The requirements for sainthood seem fluid. Basically it’s holiness plus two miracles, achieved through God’s intervention, to prove—apparently—that the proposed saint is in heaven. John Henry Newman, a convert once acclaimed for his brilliant defense of the church, had no miracles, and his corpse, far from being miraculously preserved, as is attributed to some saints, was just a handful of dust. The process is also very costly. Dorothy Day would not approve of her own cause because the money involved in making saints, she said, should go to the poor. Rev.
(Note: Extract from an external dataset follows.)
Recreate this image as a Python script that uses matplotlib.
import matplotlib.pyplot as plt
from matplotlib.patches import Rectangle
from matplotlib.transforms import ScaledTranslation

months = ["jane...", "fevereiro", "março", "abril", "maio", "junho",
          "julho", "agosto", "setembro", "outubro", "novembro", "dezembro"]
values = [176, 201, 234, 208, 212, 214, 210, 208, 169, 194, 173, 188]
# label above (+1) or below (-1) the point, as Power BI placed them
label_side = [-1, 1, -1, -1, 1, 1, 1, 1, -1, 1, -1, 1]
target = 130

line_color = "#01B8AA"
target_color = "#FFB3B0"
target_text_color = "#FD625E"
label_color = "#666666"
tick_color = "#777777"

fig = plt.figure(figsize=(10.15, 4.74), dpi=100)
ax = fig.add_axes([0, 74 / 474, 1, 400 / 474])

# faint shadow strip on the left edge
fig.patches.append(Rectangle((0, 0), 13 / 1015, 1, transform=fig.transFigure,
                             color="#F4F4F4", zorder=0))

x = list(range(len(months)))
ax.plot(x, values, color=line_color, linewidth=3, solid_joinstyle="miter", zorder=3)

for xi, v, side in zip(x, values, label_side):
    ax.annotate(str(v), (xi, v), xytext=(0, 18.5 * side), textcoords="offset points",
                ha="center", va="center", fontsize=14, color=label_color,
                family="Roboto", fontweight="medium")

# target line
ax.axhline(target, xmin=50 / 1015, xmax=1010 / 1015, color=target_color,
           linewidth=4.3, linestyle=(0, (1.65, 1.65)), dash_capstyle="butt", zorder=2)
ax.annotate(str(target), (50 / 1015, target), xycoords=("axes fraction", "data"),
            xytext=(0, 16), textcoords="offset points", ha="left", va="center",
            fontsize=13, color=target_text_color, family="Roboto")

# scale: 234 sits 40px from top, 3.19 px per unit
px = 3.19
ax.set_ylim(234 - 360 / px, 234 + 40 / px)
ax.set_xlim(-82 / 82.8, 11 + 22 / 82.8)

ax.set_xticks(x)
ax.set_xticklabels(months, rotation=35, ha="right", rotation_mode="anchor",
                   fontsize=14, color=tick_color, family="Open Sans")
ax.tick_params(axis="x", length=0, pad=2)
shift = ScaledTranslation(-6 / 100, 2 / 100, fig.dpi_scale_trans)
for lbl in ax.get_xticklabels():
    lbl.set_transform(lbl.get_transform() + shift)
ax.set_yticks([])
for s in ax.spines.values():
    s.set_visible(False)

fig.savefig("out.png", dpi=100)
Peter Gumpel, S.J., who administers Jesuit saint candidacies, told the Washington Post (4/26), we all believe in miracles, but, “the question is simply and purely, should we require the confirmation of miracles for saints?” My answer is, No.
I also suggest we have a moratorium on “making” saints for a while, until we have a common understanding of what we are trying to do. Ideally saints serve as teachers, men and women who by their everyday lives demonstrate “holiness.” By which we mean that they are so overwhelmed by God’s love for us that they respond not by preoccupation with their own perfection, but by love demonstrated in love of neighbor and promotion of social justice. To be the founder of a religious institution or movement, as Maciel demonstrates, is not enough; nor is it enough to be the center of a popular devotion. See historian Stafford Poole, C.M.’s article in Commonweal (6/14/02) on the alleged witness to the Virgin Mary’s appearance at Guadalupe: “Did Juan Diego Exist?” His answer is that the evidence says no.
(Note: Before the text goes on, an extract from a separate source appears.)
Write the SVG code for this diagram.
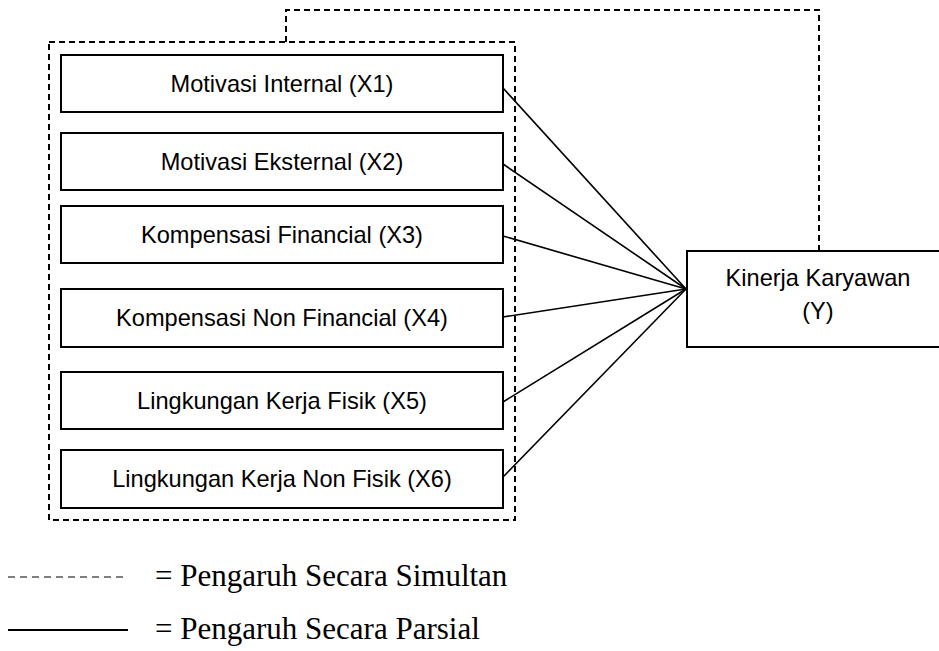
<svg xmlns="http://www.w3.org/2000/svg" width="939" height="651" viewBox="0 0 939 651">
<style>
.box{fill:#fff;stroke:#000;stroke-width:2}
.lbl{font-family:"Liberation Sans",Arial,sans-serif;font-size:23.6px;fill:#000;text-anchor:middle}
.dash{fill:none;stroke:#000;stroke-width:2;stroke-dasharray:6 4}
.solid{fill:none;stroke:#000;stroke-width:1.6}
.leg{font-family:"Liberation Serif","Times New Roman",serif;font-size:31px;fill:#000}
</style>
<g id="connectors">
<path class="dash" d="M49,42 H515 V520 H49 Z"/>
<path class="dash" d="M286,42 V10 H819 V251"/>
<line class="solid" x1="503" y1="88" x2="686" y2="289"/>
<line class="solid" x1="503" y1="164" x2="686" y2="289"/>
<line class="solid" x1="503" y1="236" x2="686" y2="289"/>
<line class="solid" x1="503" y1="317" x2="686" y2="289"/>
<line class="solid" x1="503" y1="402" x2="686" y2="289"/>
<line class="solid" x1="503" y1="477" x2="686" y2="289"/>
</g>
<g id="x1"><rect class="box" x="61" y="55" width="442" height="57"/><text class="lbl" x="282" y="92">Motivasi Internal (X1)</text></g>
<g id="x2"><rect class="box" x="61" y="133" width="442" height="57"/><text class="lbl" x="282" y="170">Motivasi Eksternal (X2)</text></g>
<g id="x3"><rect class="box" x="61" y="206" width="442" height="57"/><text class="lbl" x="282" y="243">Kompensasi Financial (X3)</text></g>
<g id="x4"><rect class="box" x="61" y="289" width="442" height="58"/><text class="lbl" x="282" y="326">Kompensasi Non Financial (X4)</text></g>
<g id="x5"><rect class="box" x="61" y="372" width="442" height="57"/><text class="lbl" x="282" y="409">Lingkungan Kerja Fisik (X5)</text></g>
<g id="x6"><rect class="box" x="61" y="450" width="442" height="58"/><text class="lbl" x="282" y="487">Lingkungan Kerja Non Fisik (X6)</text></g>
<g id="y"><rect class="box" x="687" y="251" width="262" height="96"/><text class="lbl" x="818" y="286">Kinerja Karyawan</text><text class="lbl" x="818" y="319">(Y)</text></g>
<g id="legend">
<line x1="8" y1="577" x2="128" y2="577" stroke="#000" stroke-width="1.2" stroke-dasharray="7 5"/>
<text class="leg" x="155" y="586">= Pengaruh Secara Simultan</text>
<line x1="8" y1="630" x2="128" y2="630" stroke="#000" stroke-width="2"/>
<text class="leg" x="155" y="639">= Pengaruh Secara Parsial</text>
</g>
</svg>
One of my favorite theology textbooks when I was teaching was Robert Ellsberg’s All Saints, Daily Reflections on Saints, Prophets, and Witnesses for Our Time (Crossroad 1999), short essays on a saint for every day, not all canonized and many non-Catholics, but each an admirable role model, courageous man or woman with whom we can identify, including: Galileo, Pedro Arrupe, S.J., Karl Rahner, S.J., Bach, Dietrich Bonhoeffer, Teihard de Chardin, S.J., Henry David Thoreau, John Howard Griffin, Albert Schweitzer, Albert Camus, Thomas Merton, Newman and King. Would it enhance their stature to be canonized? I doubt it. We can still pray to them as they are.
I think we can pray to all of these, just as we pray to—not for—our own departed loved ones and personal heroes. Frankly I do not imagine Heaven as a medieval royal court where God sits on a throne and we grovel before Him or plead with saints to intercede. Jesus told us that God is our Father, and we have always spoken to our fathers face to face. I have prayed for help to my own late brother David when I needed advice and to Robert F. Drinan, S.J., when I faced an obstacle while I was writing his biography. I didn’t ask for a miracle, just for some help. And help came.